Japan In-depth / 2023年2月6日 11時0分

米軍は破片の回収にあたっており、それらを分析することで、どのような情報を入手しようとしていたかを調査する構えだ。


■ 国務長官、訪中急遽中止、中国は報復示唆


この間、ブリンケン米国務長官は2月3日、中国外交を統括する王毅政治局員と電話で話し合い、「中国の行動は無責任」と難詰、同日夜出発予定だった北京訪問の中止を伝えた。


王毅氏は「中国は常に多国の主権を尊重し、国際法を厳格に順守してきた」と反論したという。


中国外務省は、それまで、気球は中国のものであることを認めたものの、気象研究に用いられる民間気球の自動操縦装置が不十分だったために、風に流されて航路を逸脱してしまったと説明していた。


気球の破壊を受けて中国外務省は2月5日朝、声明を発表、「強い反対と抗議」を表明し、「行き過ぎた行動であり、国際慣行に反する」と米国を非難。そのうえで「必要とあらば、あらたな対抗措置をとる権利を留保する」として報復を示唆した。


中国の気球の飛来はアメリカ国内だけにとどまらない。ペンタゴンによると、3日には別のものとみられる2個目が中南米で発見されたという。 


今回の騒ぎは、米中関係の改善への大きなブレーキになるだけではなく、各国からの中国に対する警戒感にさらに拍車をかける可能性がある。


 気球が実際に偵察用だとした場合、中国はどの程度の情報を入手することができたのか。重要情報を一切得ることができなかったとしたら、中国にとっては割に合わない行動だったかもしれない。


■ 絶望的だった旧日本軍の風船爆弾 


割に合わないといえば、今回の事件が想起させてくれた旧日本軍の風船爆弾は、それどころか、絶望的ともいえる作戦だった。
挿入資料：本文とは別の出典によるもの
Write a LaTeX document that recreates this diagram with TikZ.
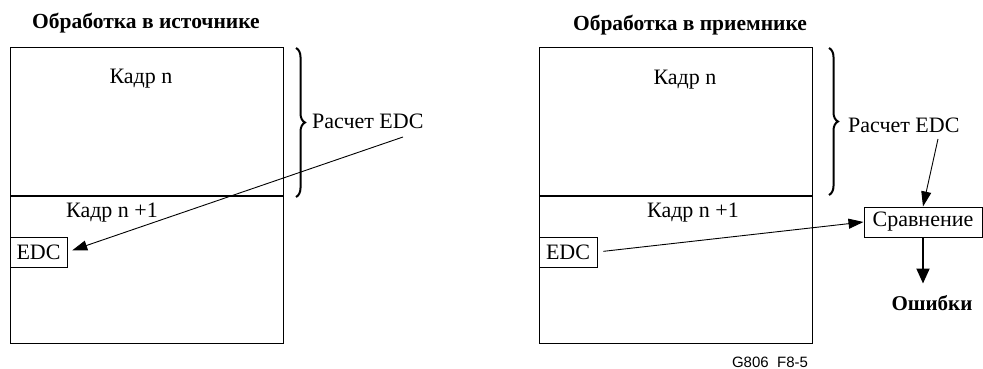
\documentclass[tikz,border=0pt]{standalone}
\usepackage{fontspec}
\setmainfont{Liberation Serif}
\newfontfamily\figsans{Liberation Sans}
\usetikzlibrary{arrows.meta,decorations.pathreplacing}

\begin{document}
\begin{tikzpicture}[x=1pt,y=-1pt,
  txt/.style={font=\fontsize{22}{26}\selectfont, inner sep=0pt},
  heading/.style={font=\fontsize{21.5}{26}\selectfont\bfseries, inner sep=0pt},
  framebox/.style={draw, line width=1pt},
  divider/.style={line width=2pt},
  tagbox/.style={draw, line width=1pt, inner sep=0pt, minimum height=30pt,
    font=\fontsize{22}{26}\selectfont},
  link/.style={-{Triangle[length=15pt,width=10pt]}, line width=0.9pt},
  outlink/.style={-{Triangle[length=15pt,width=13pt]}, line width=2pt},
  curly/.style={decorate, decoration={brace, amplitude=9pt}, line width=2pt}
]
\useasboundingbox (0,0) rectangle (983,369);

% ---------- source side ----------
\node[heading] (srcTitle) at (146,23) {Обработка в источнике};
\draw[framebox] (10,48) rectangle (283,343);
\draw[divider] (10,196) -- (283,196);
\node[txt] (srcFrameA) at (141,79) {Кадр n};
\node[txt] (srcFrameB) at (112,213) {Кадр n +1};
\node[tagbox, minimum width=57pt] (srcEdc) at (38.5,252) {EDC};
\draw[curly] (296,48) -- (296,197);
\node[txt, anchor=west] (srcCalc) at (312,121) {Расчет EDC};
\coordinate (srcFrom) at (403,137);
\draw[link, shorten >=5pt] (srcFrom) -- (srcEdc.east);

% ---------- receiver side ----------
\node[heading] (rxTitle) at (690,25) {Обработка в приемнике};
\draw[framebox] (539,48) rectangle (812,343);
\draw[divider] (539,196) -- (812,196);
\node[txt] (rxFrameA) at (685,80) {Кадр n};
\node[txt] (rxFrameB) at (693,213) {Кадр n +1};
\node[tagbox, minimum width=58pt] (rxEdc) at (568,252) {EDC};
\draw[curly] (829,48) -- (829,195);
\node[txt, anchor=west] (rxCalc) at (848,125) {Расчет EDC};
\node[tagbox, minimum width=118pt] (cmp) at (923,222) {Сравнение};
\coordinate (rxFrom) at (938,139);
\draw[link] (rxFrom) -- (cmp.north);
\draw[link, shorten <=6pt] (rxEdc.east) -- (cmp.west);
\node[heading, font=\fontsize{21}{26}\selectfont\bfseries] (errors) at (932,303) {Ошибки};
\draw[outlink] (cmp.south) -- ([yshift=-46pt]cmp.south);

\node[font=\figsans\fontsize{15}{17}\selectfont, inner sep=0pt] (figId) at (770,362) {G806\ \ F8-5};
\end{tikzpicture}
\end{document}
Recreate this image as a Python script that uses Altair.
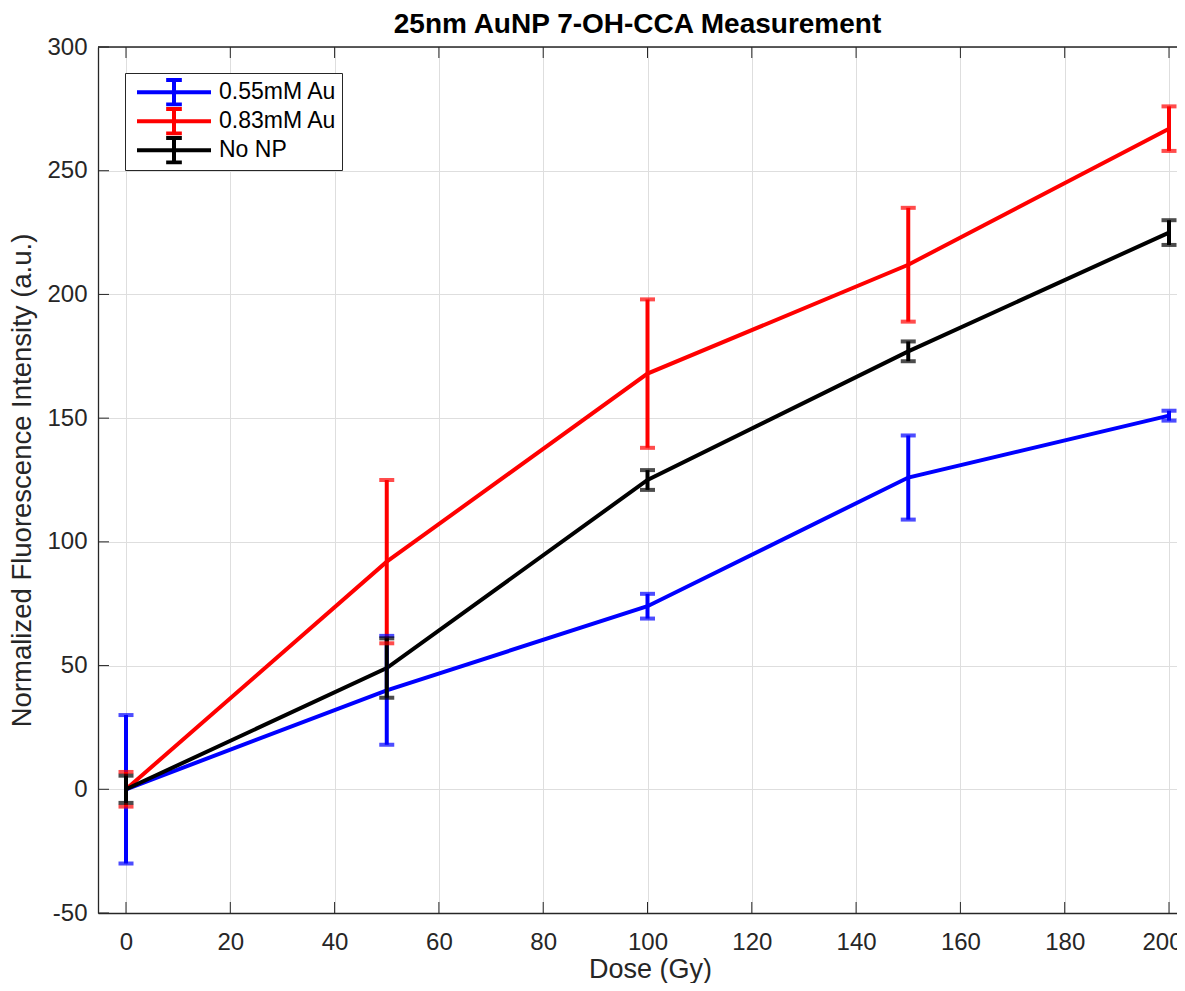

戦局がいよいよ厳しくなった1944(昭和19)年秋、一矢を報いるために始まった。


気球は直径約10㍍、丈夫な手すき和紙の表面をこんにゃく糊で補強し、下部から吊り索によって爆弾、焼夷弾が取り付けられた。操縦装置はなく、高度1万㍍をジェット気流に乗って最終目的地なしに太平洋を越えた。


作戦開始の翌年、終戦の数か月前までに、約9000個の爆弾が米本土に向けて発射され、北はアラスカ、南はメキシコ北部まで900ー1000個が到達した。完全な形で到達したのは200個程度といわれている。


米側は国民の動揺を防ぐために詳細を明らかに擦るのを避け、どの程度の被害を与えたかは明らかではないが、作戦中止までに、焼夷弾による山火事、爆弾の爆発などで500人の死傷者が出たともいわれている。